TASK REQUIREMENTS:
Reproduce nothing except the lines between the line with "Clone this chart in Plotly." and the line with "import plotly.graph_objects as go", both ends included, and please leave out pictures.

....................

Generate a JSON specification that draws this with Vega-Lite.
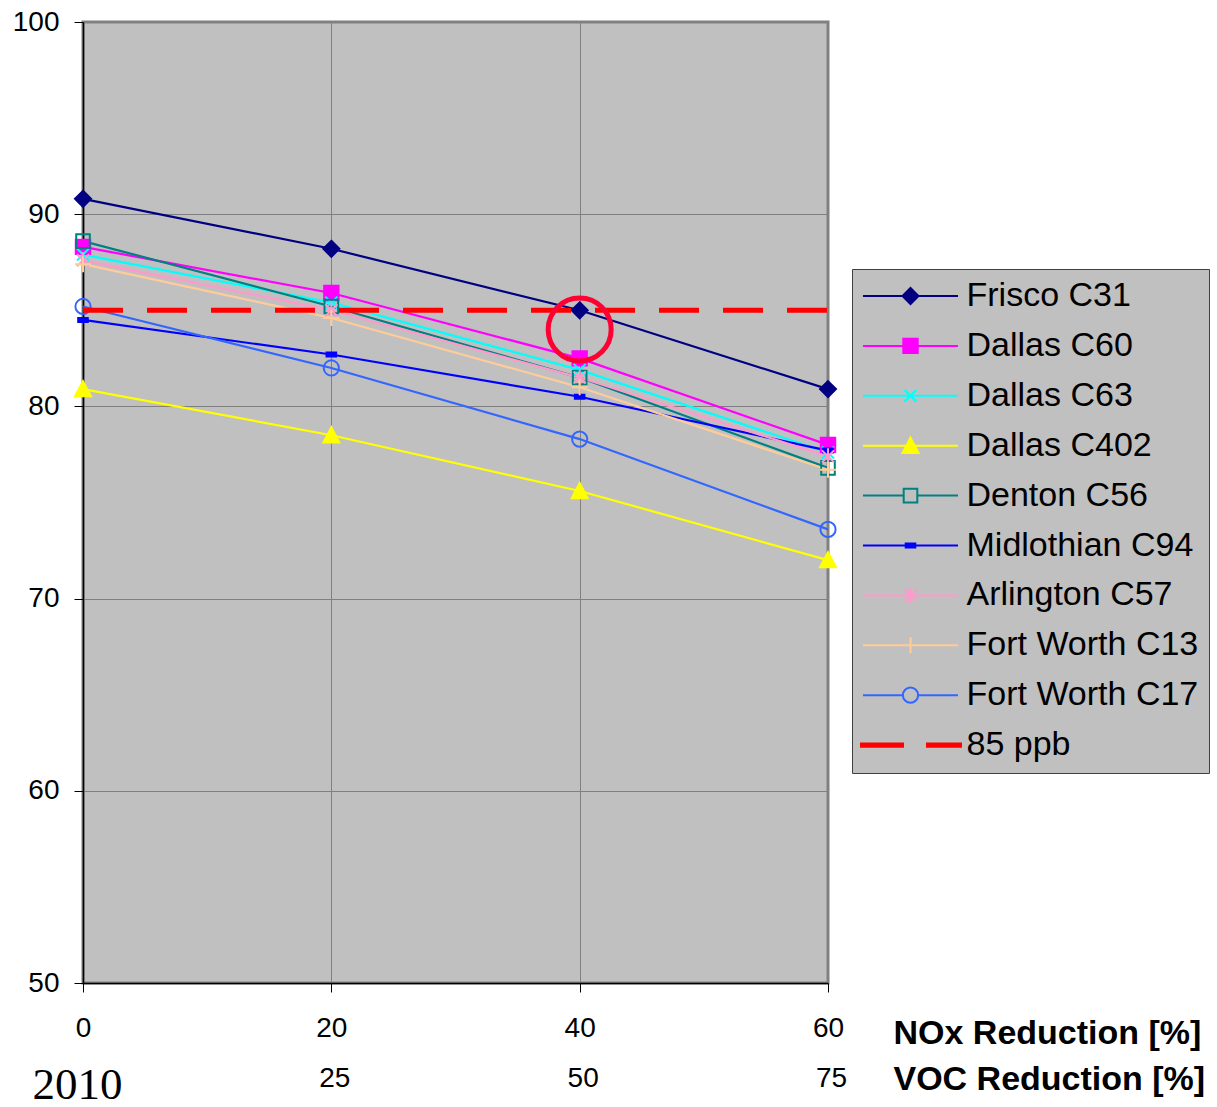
{
  "$schema": "https://vega.github.io/schema/vega-lite/v6.json",
  "width": 745,
  "height": 961,
  "autosize": "none",
  "padding": {"left": 83, "top": 22, "right": 389, "bottom": 124},
  "background": "white",
  "config": {
    "font": "Liberation Sans",
    "view": {"fill": "#C0C0C0", "stroke": "#808080", "strokeWidth": 3}
  },
  "datasets": {
    "sites": [
      {"site": "Frisco C31", "nox": 0, "value": 90.8},
      {"site": "Frisco C31", "nox": 20, "value": 88.2},
      {"site": "Frisco C31", "nox": 40, "value": 85.0},
      {"site": "Frisco C31", "nox": 60, "value": 80.9},
      {"site": "Dallas C60", "nox": 0, "value": 88.3},
      {"site": "Dallas C60", "nox": 20, "value": 85.9},
      {"site": "Dallas C60", "nox": 40, "value": 82.5},
      {"site": "Dallas C60", "nox": 60, "value": 78.0},
      {"site": "Dallas C63", "nox": 0, "value": 87.9},
      {"site": "Dallas C63", "nox": 20, "value": 85.4},
      {"site": "Dallas C63", "nox": 40, "value": 81.9},
      {"site": "Dallas C63", "nox": 60, "value": 77.6},
      {"site": "Dallas C402", "nox": 0, "value": 80.9},
      {"site": "Dallas C402", "nox": 20, "value": 78.5},
      {"site": "Dallas C402", "nox": 40, "value": 75.6},
      {"site": "Dallas C402", "nox": 60, "value": 72.0},
      {"site": "Denton C56", "nox": 0, "value": 88.6},
      {"site": "Denton C56", "nox": 20, "value": 85.2},
      {"site": "Denton C56", "nox": 40, "value": 81.5},
      {"site": "Denton C56", "nox": 60, "value": 76.8},
      {"site": "Midlothian C94", "nox": 0, "value": 84.5},
      {"site": "Midlothian C94", "nox": 20, "value": 82.7},
      {"site": "Midlothian C94", "nox": 40, "value": 80.5},
      {"site": "Midlothian C94", "nox": 60, "value": 77.7},
      {"site": "Arlington C57", "nox": 0, "value": 87.6},
      {"site": "Arlington C57", "nox": 20, "value": 85.0},
      {"site": "Arlington C57", "nox": 40, "value": 81.5},
      {"site": "Arlington C57", "nox": 60, "value": 77.4},
      {"site": "Fort Worth C13", "nox": 0, "value": 87.4},
      {"site": "Fort Worth C13", "nox": 20, "value": 84.6},
      {"site": "Fort Worth C13", "nox": 40, "value": 81.0},
      {"site": "Fort Worth C13", "nox": 60, "value": 76.7},
      {"site": "Fort Worth C17", "nox": 0, "value": 85.2},
      {"site": "Fort Worth C17", "nox": 20, "value": 82.0},
      {"site": "Fort Worth C17", "nox": 40, "value": 78.3},
      {"site": "Fort Worth C17", "nox": 60, "value": 73.6}
    ],
    "thr": [
      {"site": "85 ppb", "nox": 0, "value": 85},
      {"site": "85 ppb", "nox": 60, "value": 85}
    ],
    "note": [
      {"nox": 40, "value": 84.0}
    ]
  },
  "encoding": {
    "y": {
      "field": "value", "type": "quantitative",
      "scale": {"domain": [50, 100], "nice": false, "zero": false},
      "axis": {
        "values": [50, 60, 70, 80, 90, 100],
        "grid": true, "gridColor": "#808080", "gridWidth": 1,
        "domainColor": "black", "domainWidth": 1.5,
        "tickColor": "black", "tickSize": 9, "tickWidth": 1,
        "labelFont": "Liberation Sans", "labelFontSize": 28, "labelColor": "black",
        "labelPadding": 15, "labelFlush": false, "labelOverlap": false, "labelBound": false,
        "title": null
      }
    }
  },
  "resolve": {"axis": {"x": "independent"}},
  "layer": [
    {
      "data": {"name": "sites"},
      "mark": {"type": "line", "strokeWidth": 2.2},
      "encoding": {
        "x": {
          "field": "nox", "type": "quantitative",
          "scale": {"domain": [0, 60], "nice": false, "zero": false},
          "axis": {
            "orient": "bottom", "values": [0, 20, 40, 60],
            "grid": true, "gridColor": "#808080", "gridWidth": 1,
            "domainColor": "black", "domainWidth": 1.5,
            "tickColor": "black", "tickSize": 9, "tickWidth": 1,
            "labelFont": "Liberation Sans", "labelFontSize": 28, "labelColor": "black",
            "labelPadding": 22, "labelFlush": false, "labelOverlap": false, "labelBound": false,
            "title": "NOx Reduction [%]", "titleFont": "Liberation Sans", "titleFontSize": 34,
            "titleFontWeight": "bold", "titleColor": "black",
            "titleX": 810, "titleY": 50, "titleAlign": "left", "titleBaseline": "middle", "titleAngle": 0
          }
        },
        "color": {
          "field": "site", "type": "nominal",
          "scale": {
            "domain": ["Frisco C31", "Dallas C60", "Dallas C63", "Dallas C402", "Denton C56", "Midlothian C94", "Arlington C57", "Fort Worth C13", "Fort Worth C17", "85 ppb"],
            "range": ["#000080", "#FF00FF", "#00FFFF", "#FFFF00", "#008080", "#0000FF", "#FF99CC", "#FFCC99", "#3366FF", "#FF0000"]
          },
          "legend": {
            "orient": "none", "legendX": 769, "legendY": 247,
            "title": null, "fillColor": "#C0C0C0", "strokeColor": "#404040",
            "padding": 10, "rowPadding": 15.9,
            "symbolSize": 256, "symbolOffset": 31.5, "symbolStrokeWidth": 2,
            "labelOffset": 39, "labelFont": "Liberation Sans", "labelFontSize": 34,
            "labelColor": "black", "labelLimit": 500,
            "encode": {
              "symbols": {
                "update": {
                  "shape": {"signal": "datum.value==='Frisco C31'?'M-5.94,0H5.94M0,-1L1,0L0,1L-1,0Z':datum.value==='Dallas C60'?'M-5.94,0H5.94M-0.9,-0.9H0.9V0.9H-0.9Z':datum.value==='Dallas C63'?'M-5.94,0H5.94M-0.75,-0.75L0.75,0.75M-0.75,0.75L0.75,-0.75':datum.value==='Dallas C402'?'M-5.94,0H5.94M0,-1L1,0.9H-1Z':datum.value==='Denton C56'?'M-5.94,0H-0.85M0.85,0H5.94M-0.85,-0.85H0.85V0.85H-0.85Z':datum.value==='Midlothian C94'?'M-5.94,0H5.94M-0.6,-0.25H0.6V0.25H-0.6Z':datum.value==='Arlington C57'?'M-5.94,0H5.94M-0.75,-0.75L0.75,0.75M-0.75,0.75L0.75,-0.75M0,-1V1':datum.value==='Fort Worth C13'?'M-5.94,0H5.94M0,-1V1':datum.value==='Fort Worth C17'?'M-5.94,0H-0.95M0.95,0H5.94M0.95,0A0.95,0.95 0 1,1 -0.95,0A0.95,0.95 0 1,1 0.95,0Z':'M-6.19,-0.2H-0.94V0.2H-6.19ZM2.06,-0.2H6.31V0.2H2.06Z'"},
                  "fill": {"signal": "indexof(['Dallas C63','Denton C56','Arlington C57','Fort Worth C13','Fort Worth C17'], datum.value) >= 0 ? 'transparent' : scale('color', datum.value)"},
                  "stroke": {"signal": "scale('color', datum.value)"},
                  "strokeWidth": {"value": 2},
                  "strokeDash": {"value": []},
                  "opacity": {"value": 1}
                }
              }
            }
          }
        }
      }
    },
    {
      "data": {"name": "sites"},
      "mark": {"type": "point", "size": 256, "strokeWidth": 2, "opacity": 1},
      "encoding": {
        "x": {
          "field": "nox", "type": "quantitative",
          "axis": {
            "orient": "bottom", "values": [0, 20, 40, 60],
            "grid": false, "domain": false, "ticks": false, "tickSize": 0,
            "labelExpr": "datum.value == 0 ? '2010' : datum.value == 20 ? '25' : datum.value == 40 ? '50' : '75'",
            "labelFont": {"condition": {"test": "datum.value == 0", "value": "Liberation Serif"}, "value": "Liberation Sans"},
            "labelFontSize": {"condition": {"test": "datum.value == 0", "value": 45}, "value": 28},
            "labelOffset": {"condition": {"test": "datum.value == 0", "value": -6}, "value": 3},
            "labelPadding": {"condition": {"test": "datum.value == 0", "value": 79}, "value": 81},
            "labelColor": "black",
            "labelFlush": false, "labelOverlap": false, "labelBound": false,
            "title": "VOC Reduction [%]", "titleFont": "Liberation Sans", "titleFontSize": 34,
            "titleFontWeight": "bold", "titleColor": "black",
            "titleX": 810, "titleY": 96, "titleAlign": "left", "titleBaseline": "middle", "titleAngle": 0
          }
        },
        "shape": {
          "field": "site", "type": "nominal", "legend": null,
          "scale": {
            "domain": ["Frisco C31", "Dallas C60", "Dallas C63", "Dallas C402", "Denton C56", "Midlothian C94", "Arlington C57", "Fort Worth C13", "Fort Worth C17"],
            "range": ["M0,-1L1,0L0,1L-1,0Z", "M-0.9,-0.9H0.9V0.9H-0.9Z", "M-0.75,-0.75L0.75,0.75M-0.75,0.75L0.75,-0.75", "M0,-1L1,0.9H-1Z", "M-0.85,-0.85H0.85V0.85H-0.85Z", "M-0.6,-0.25H0.6V0.25H-0.6Z", "M-0.75,-0.75L0.75,0.75M-0.75,0.75L0.75,-0.75M0,-1V1", "M-1,0H1M0,-1V1", "M0.95,0A0.95,0.95 0 1,1 -0.95,0A0.95,0.95 0 1,1 0.95,0Z"]
          }
        },
        "stroke": {
          "field": "site", "type": "nominal", "legend": null,
          "scale": {
            "domain": ["Frisco C31", "Dallas C60", "Dallas C63", "Dallas C402", "Denton C56", "Midlothian C94", "Arlington C57", "Fort Worth C13", "Fort Worth C17"],
            "range": ["#000080", "#FF00FF", "#00FFFF", "#FFFF00", "#008080", "#0000FF", "#FF99CC", "#FFCC99", "#3366FF"]
          }
        },
        "fill": {
          "field": "site", "type": "nominal", "legend": null,
          "scale": {
            "domain": ["Frisco C31", "Dallas C60", "Dallas C63", "Dallas C402", "Denton C56", "Midlothian C94", "Arlington C57", "Fort Worth C13", "Fort Worth C17"],
            "range": ["#000080", "#FF00FF", "transparent", "#FFFF00", "transparent", "#0000FF", "transparent", "transparent", "transparent"]
          }
        }
      }
    },
    {
      "data": {"name": "thr"},
      "mark": {"type": "line", "strokeWidth": 5, "strokeDash": [40, 24], "strokeCap": "butt"},
      "encoding": {
        "x": {"field": "nox", "type": "quantitative", "axis": null},
        "color": {"field": "site", "type": "nominal", "legend": null}
      }
    },
    {
      "data": {"name": "note"},
      "mark": {"type": "point", "shape": "circle", "size": 3969, "filled": false, "stroke": "#FF0033", "strokeWidth": 5, "opacity": 1},
      "encoding": {
        "x": {"field": "nox", "type": "quantitative", "axis": null}
      }
    }
  ]
}
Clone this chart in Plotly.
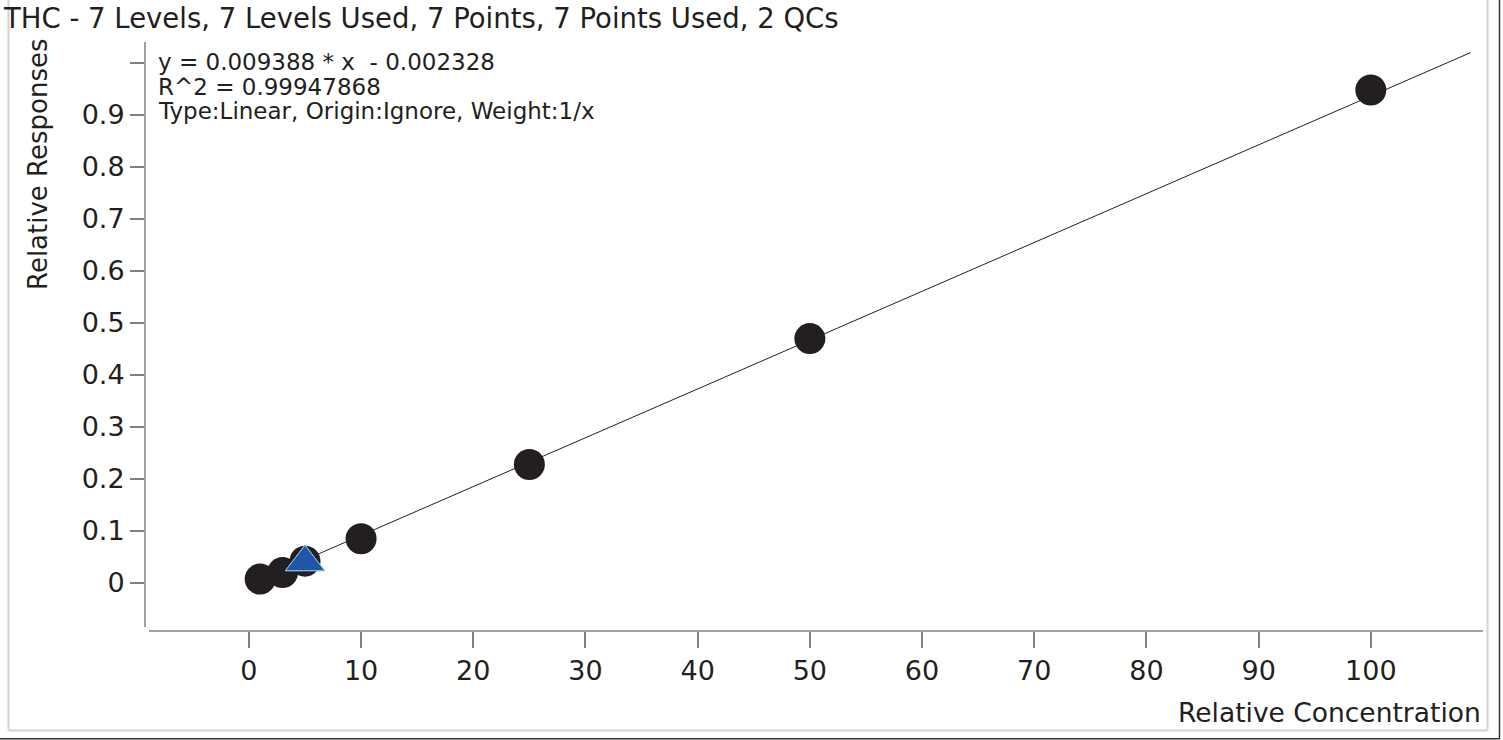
import plotly.graph_objects as go

# Data
conc = [1, 3, 5, 10, 25, 50, 100]
resp = [0.0075, 0.020, 0.042, 0.085, 0.228, 0.470, 0.948]
qc_conc = [5, 5]
qc_resp = [0.040, 0.040]
slope = 0.009388
intercept = -0.002328
fit_x = [1, 108.9]
fit_y = [slope * v + intercept for v in fit_x]
x_ticks = [0, 10, 20, 30, 40, 50, 60, 70, 80, 90, 100]
y_ticks = [0, 0.1, 0.2, 0.3, 0.4, 0.5, 0.6, 0.7, 0.8, 0.9, 1.0]
y_tick_text = ["0", "0.1", "0.2", "0.3", "0.4", "0.5", "0.6", "0.7", "0.8", "0.9", ""]

title = "THC - 7 Levels, 7 Levels Used, 7 Points, 7 Points Used, 2 QCs"
eq_lines = ["y = 0.009388 * x  - 0.002328", "R^2 = 0.99947868",
            "Type:Linear, Origin:Ignore, Weight:1/x"]

OFF = 0  # body margin removed via post_script
W, H = 1503, 740
# plot area in page coordinates
PX0, PX1, PY0, PY1 = 145, 1483, 42, 631
L, T = PX0 - OFF, PY0 - OFF
R = W - (PX1 - OFF)
B = H - (PY1 - OFF)
PW, PH = PX1 - PX0, PY1 - PY0
FONT = "DejaVu Sans"
TXT = "#231f20"


def px(x):
    return (x - PX0) / PW


def py(y):
    return (PY1 - y) / PH


fig = go.Figure()
fig.add_trace(go.Scatter(x=fit_x, y=fit_y, mode="lines",
                         line=dict(color="#231f20", width=1), showlegend=False))
fig.add_trace(go.Scatter(x=conc, y=resp, mode="markers",
                         marker=dict(size=31, color="#231f20", line=dict(width=0)),
                         showlegend=False))
fig.add_trace(go.Scatter(x=qc_conc, y=qc_resp, mode="markers",
                         marker=dict(symbol="triangle-up", size=34, color="#1f56a5",
                                     line=dict(color="#8fc3ea", width=1)),
                         showlegend=False))

shapes = []
axc = "#808080"
# axis lines
shapes.append(dict(type="line", xref="paper", yref="paper", x0=px(145), x1=px(145),
                   y0=py(42), y1=py(627), line=dict(color=axc, width=1.5)))
shapes.append(dict(type="line", xref="paper", yref="paper", x0=px(149), x1=px(1483),
                   y0=py(631), y1=py(631), line=dict(color=axc, width=1.5)))
# frame
lg = "#d4d4d4"
shapes.append(dict(type="line", xref="paper", yref="paper", x0=px(8.5), x1=px(8.5),
                   y0=py(0), y1=py(730.5), line=dict(color=lg, width=2)))
shapes.append(dict(type="line", xref="paper", yref="paper", x0=px(8.5), x1=px(1487.5),
                   y0=py(730.5), y1=py(730.5), line=dict(color=lg, width=2)))
shapes.append(dict(type="line", xref="paper", yref="paper", x0=px(1487.5), x1=px(1487.5),
                   y0=py(0), y1=py(730.5), line=dict(color=lg, width=2)))
shapes.append(dict(type="line", xref="paper", yref="paper", x0=px(1499.5), x1=px(1499.5),
                   y0=py(0), y1=py(739), line=dict(color="#333333", width=1.5)))
shapes.append(dict(type="line", xref="paper", yref="paper", x0=px(0), x1=px(1499.5),
                   y0=py(738.8), y1=py(738.8), line=dict(color="#333333", width=1.5)))

annotations = [
    dict(text=title, xref="paper", yref="paper", x=px(1), y=py(18), xanchor="left",
         yanchor="middle", showarrow=False, font=dict(family=FONT, size=27.5, color=TXT)),
    dict(text="Relative Responses", xref="paper", yref="paper", x=px(38), y=py(164),
         xanchor="center", yanchor="middle", textangle=-90, showarrow=False,
         font=dict(family=FONT, size=26, color=TXT)),
    dict(text="Relative Concentration", xref="paper", yref="paper", x=px(1483), y=py(712),
         xanchor="right", yanchor="middle", showarrow=False,
         font=dict(family=FONT, size=26.5, color=TXT)),
]
for i, line in enumerate(eq_lines):
    annotations.append(dict(text=line, xref="paper", yref="paper", x=px(157), y=py(62 + 24.5 * i),
                            xanchor="left", yanchor="middle", showarrow=False, borderpad=0,
                            font=dict(family=FONT, size=23, color=TXT)))

fig.update_layout(
    width=W, height=H, margin=dict(l=L, r=R, t=T, b=B, pad=0),
    paper_bgcolor="white", plot_bgcolor="white",
    shapes=shapes, annotations=annotations,
    xaxis=dict(range=[-9.26, 110.0], tickvals=x_ticks, ticks="outside", ticklen=16,
               tickcolor=axc, tickwidth=1.5, showgrid=False, zeroline=False, showline=False,
               tickfont=dict(family=FONT, size=27, color=TXT)),
    yaxis=dict(range=[-0.0923, 1.0404], tickvals=y_ticks, ticktext=y_tick_text,
               ticks="outside", ticklen=14, tickcolor=axc, tickwidth=1.5, showgrid=False,
               zeroline=False, showline=False,
               tickfont=dict(family=FONT, size=27, color=TXT)),
)
fig.write_html("out.html", config={"displayModeBar": False},
               post_script="document.body.style.margin='0';document.body.style.overflow='hidden';")
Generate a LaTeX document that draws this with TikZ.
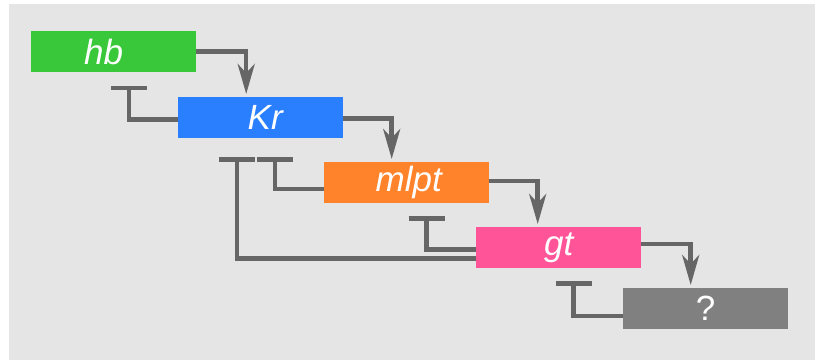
\documentclass[tikz,border=0pt]{standalone}
\usepackage{fontspec}
\setmainfont{Liberation Sans}
\usetikzlibrary{arrows.meta}
\definecolor{bgc}{HTML}{E5E5E5}
\definecolor{linec}{HTML}{666666}
\definecolor{cgreen}{HTML}{38C839}
\definecolor{cblue}{HTML}{2A7FFF}
\definecolor{corange}{HTML}{FF832A}
\definecolor{cpink}{HTML}{FF5598}
\definecolor{cgray}{HTML}{808080}
\tikzset{
  genebox/.style={draw=none, minimum width=165pt, minimum height=41pt, inner sep=0pt,
    anchor=north west, text=white, font=\fontsize{35}{40}\selectfont\itshape},
  act/.style={draw=linec, line width=4.5pt, -{Stealth[length=30pt, width=17pt, inset=9pt]}, shorten >=3pt},
  inh/.style={draw=linec, line width=4.5pt, -{Bar[width=36pt]}}
}
\begin{document}
\begin{tikzpicture}[x=1pt,y=-1pt]
\useasboundingbox (0,0) rectangle (815,360);
\fill[bgc] (9,4) rectangle (815,360);

\node[genebox, fill=cgreen] (hb) at (31,31) {};
\node[text=white, font=\fontsize{35}{40}\selectfont\itshape] (hbt) at ([xshift=-10pt]hb.center) {hb};
\node[genebox, fill=cblue] (Kr) at (178,97) {\hspace{9pt}Kr};
\node[genebox, fill=corange] (mlpt) at (324,162) {\hspace{4pt}mlpt};
\node[genebox, fill=cpink] (gt) at (476,227) {gt};
\node[genebox, fill=cgray, font=\fontsize{35}{40}\selectfont] (q) at (623,288) {?};

% activations
\draw[act] (hb.east) -| ([xshift=-14.5pt]Kr.north);
\draw[act] ([yshift=-1pt]Kr.east) -| ([xshift=-15pt]mlpt.north);
\draw[act] ([yshift=1.5pt]mlpt.east) -| ([xshift=-21pt]gt.north);
\draw[act] ([yshift=3.5pt]gt.east) -| ([xshift=-15pt]q.north);

% inhibitions
\draw[inh] ([yshift=-2pt]Kr.west) -| ([xshift=15.5pt, yshift=-13.5pt]hb.south);
\draw[inh] ([yshift=-6.5pt]mlpt.west) -| ([xshift=14.5pt, yshift=-19pt]Kr.south);
\draw[inh] ([yshift=-11pt]gt.west) -| ([xshift=-23.5pt, yshift=-19pt]Kr.south);
\draw[inh] ([yshift=-2pt]gt.west) -| ([xshift=20pt, yshift=-13pt]mlpt.south);
\draw[inh] ([yshift=-7.5pt]q.west) -| ([xshift=15pt, yshift=-13pt]gt.south);
\end{tikzpicture}
\end{document}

....................

WRITTEN REPLY:
Clone this chart in Plotly.
import plotly.graph_objects as go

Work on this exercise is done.